Last year, parents at Rise and Parent Advocates made a reunification video speaking directly to parents who have reunified to say, “Congratulationsthis wasn’t easy.” We also have stories on our website about families who have reunified, information about parents’ rights and other resources that may be useful to parents navigating the system or rebuilding after separation

We invite parents who currently have an ACS case, as well as those who have reunified, to join our community support circle by and for parents impacted by ACS. Through the support circle, you can stay in community with other parents and learn how to advocate not just for yourself, but for the communities that you live in.

Q. How does Rise work with Parent Advocates? 

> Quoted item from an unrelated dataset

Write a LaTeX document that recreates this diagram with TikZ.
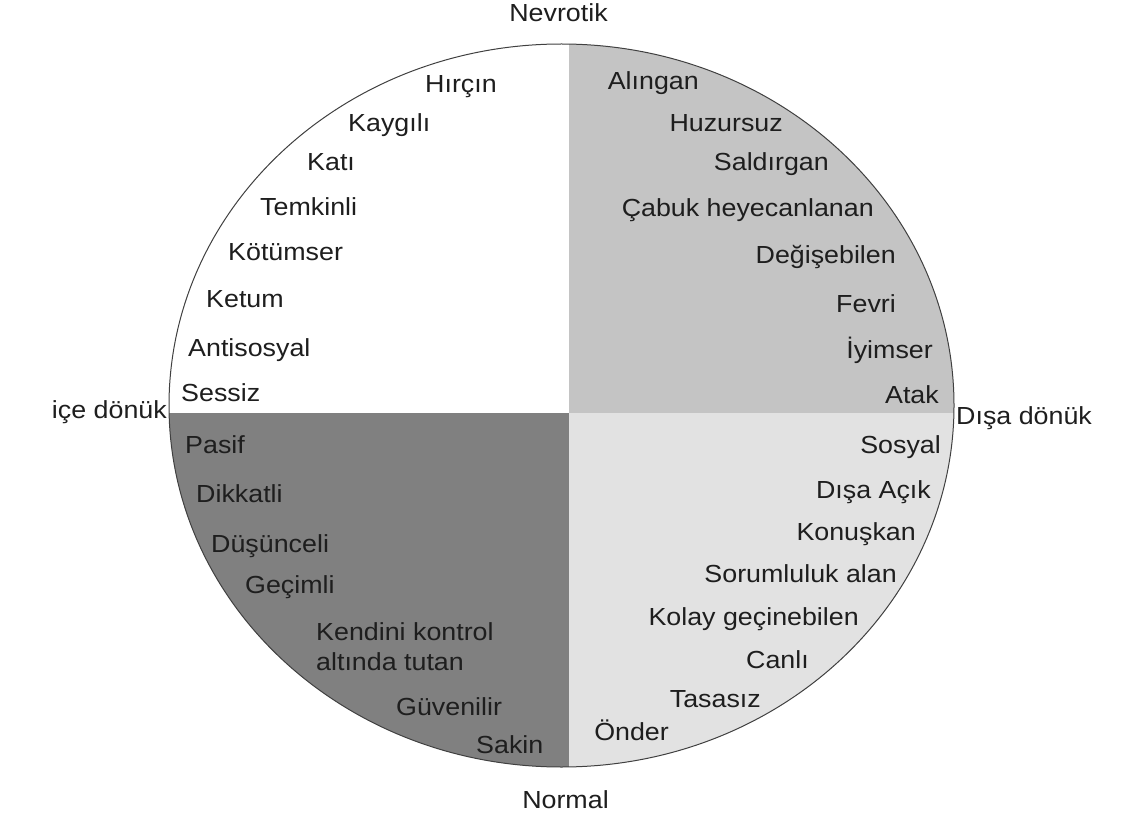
\documentclass[tikz,border=0pt]{standalone}
\usepackage{fontspec}
\setmainfont{Liberation Sans}[FakeStretch=1.086]
\usetikzlibrary{positioning}
\definecolor{nevrotikgray}{RGB}{196,196,196}
\definecolor{normalgray}{RGB}{128,128,128}
\definecolor{disagray}{RGB}{226,226,226}
\definecolor{traitink}{RGB}{30,30,30}
\tikzstyle{trait}=[
	inner sep=0pt,
	text=traitink,
	font=\fontsize{24.7}{30}\selectfont
]
\tikzstyle{traitL}=[trait, anchor=base west]
\tikzstyle{traitR}=[trait, anchor=base east]
\tikzstyle{rim}=[
	draw=black!75,
	line width=1pt
]

\begin{document}
\begin{tikzpicture}[x=1pt, y=-1pt]
\useasboundingbox (0,0) rectangle (1121,818);
% quadrants
\begin{scope}
	\clip (561.5,405.5) ellipse [x radius=392.5pt, y radius=361.5pt];
	\fill[white] (0,0) rectangle (569,413);
	\fill[nevrotikgray] (569,0) rectangle (1121,413);
	\fill[normalgray] (0,413) rectangle (569,818);
	\fill[disagray] (569,413) rectangle (1121,818);
\end{scope}
\draw[rim] (561.5,405.5) ellipse [x radius=392.5pt, y radius=361.5pt];
% axes
\node [trait, anchor=base] (Nevrotik) at (558.5,22) {Nevrotik};
\node [trait, anchor=base] (Normal) at (565.5,808) {Normal};
\node [traitR] (IceDonuk) at (167,418) {içe dönük};
\node [traitL] (DisaDonuk) at (956,424) {Dışa dönük};
% top left
\node [traitL] (Hircin) at (425,93) {Hırçın};
\node [traitL] (Kaygili) at (348,132) {Kaygılı};
\node [traitL] (Kati) at (307,171) {Katı};
\node [traitL] (Temkinli) at (260,216) {Temkinli};
\node [traitL] (Kotumser) at (228,261) {Kötümser};
\node [traitL] (Ketum) at (206,307) {Ketum};
\node [traitL] (Antisosyal) at (188,356) {Antisosyal};
\node [traitL] (Sessiz) at (181,401) {Sessiz};
% top right
\node [traitR] (Alingan) at (699,90) {Alıngan};
\node [traitR] (Huzursuz) at (783,132) {Huzursuz};
\node [traitR] (Saldirgan) at (829,171) {Saldırgan};
\node [traitR] (Cabuk) at (874,217) {Çabuk heyecanlanan};
\node [traitR] (Degisebilen) at (896,263) {Değişebilen};
\node [traitR] (Fevri) at (896,312) {Fevri};
\node [traitR] (Iyimser) at (933,358) {İyimser};
\node [traitR] (Atak) at (939,403) {Atak};
% bottom left
\node [traitL] (Pasif) at (185,453) {Pasif};
\node [traitL] (Dikkatli) at (196,502) {Dikkatli};
\node [traitL] (Dusunceli) at (211,552) {Düşünceli};
\node [traitL] (Gecimli) at (245,593) {Geçimli};
\node [traitL] (Kendini) at (316,640) {Kendini kontrol};
\node [traitL] (Altinda) at ([yshift=-30pt]Kendini.base west) {altında tutan};
\node [traitL] (Guvenilir) at (396,715) {Güvenilir};
\node [traitL] (Sakin) at (476,753) {Sakin};
% bottom right
\node [traitR] (Sosyal) at (941,453) {Sosyal};
\node [traitR] (DisaAcik) at (931,498) {Dışa Açık};
\node [traitR] (Konuskan) at (916,540) {Konuşkan};
\node [traitR] (Sorumluluk) at (897,582) {Sorumluluk alan};
\node [traitR] (Kolay) at (859,625) {Kolay geçinebilen};
\node [traitR] (Canli) at (809,668) {Canlı};
\node [traitR] (Tasasiz) at (761,707) {Tasasız};
\node [traitR] (Onder) at (669,740) {Önder};
\end{tikzpicture}
\end{document}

A. In the past two years, Rise ran a collaborative with CSSP and six foster care agencies to redefine and strengthen the Parent Advocate role and to support Advocates in using our TIPS resources upfront with parents. Rise also has trained 20 Parent Advocates working in the system and is working with two agencies to continue to improve how they elevate the role and power of Parent Advocates. 

When we say Parent Advocates, we mean parents who have experienced child welfare themselves, have overcome their situations and are now advocating within agencies for other parents going through similar situations. We focus on the first 90 days so that, when parents enter the system, they immediately have support, information and tools to advocate for themselves. Our training emphasizes the importance of building relationships and the values of safety and self determination, which means providing parents with information and respecting parents’ voice and choice in their plans and lives. 

 We’ve also been working with two legal agencies to ensure that attorneys, social workers and Parent Advocates in family defense agencies are able to use the TIPS to help them to work differently with parents and incorporate more self-determination into their work. We hear that parents especially value the negotiation TIPS, which draw on corporate negotiation strategies. 

Q: What is your message to parents trying to reunify?

A: Stay strong and know you are not alone. Know that we welcome you into our community. Go to the Rise website, reach out to us directly and join our support circle if you’re in NYC. If you’re in other parts of the country or world, there is a growing movement, and you can also build the movement after you reunify. There’s always a Rise parent staff there to listen, be a support and share resources. If at any point you feel alone and can’t join the support circle, reading parents’ stories on our website can be a reminder that you are not alone and that you can overcome the situation.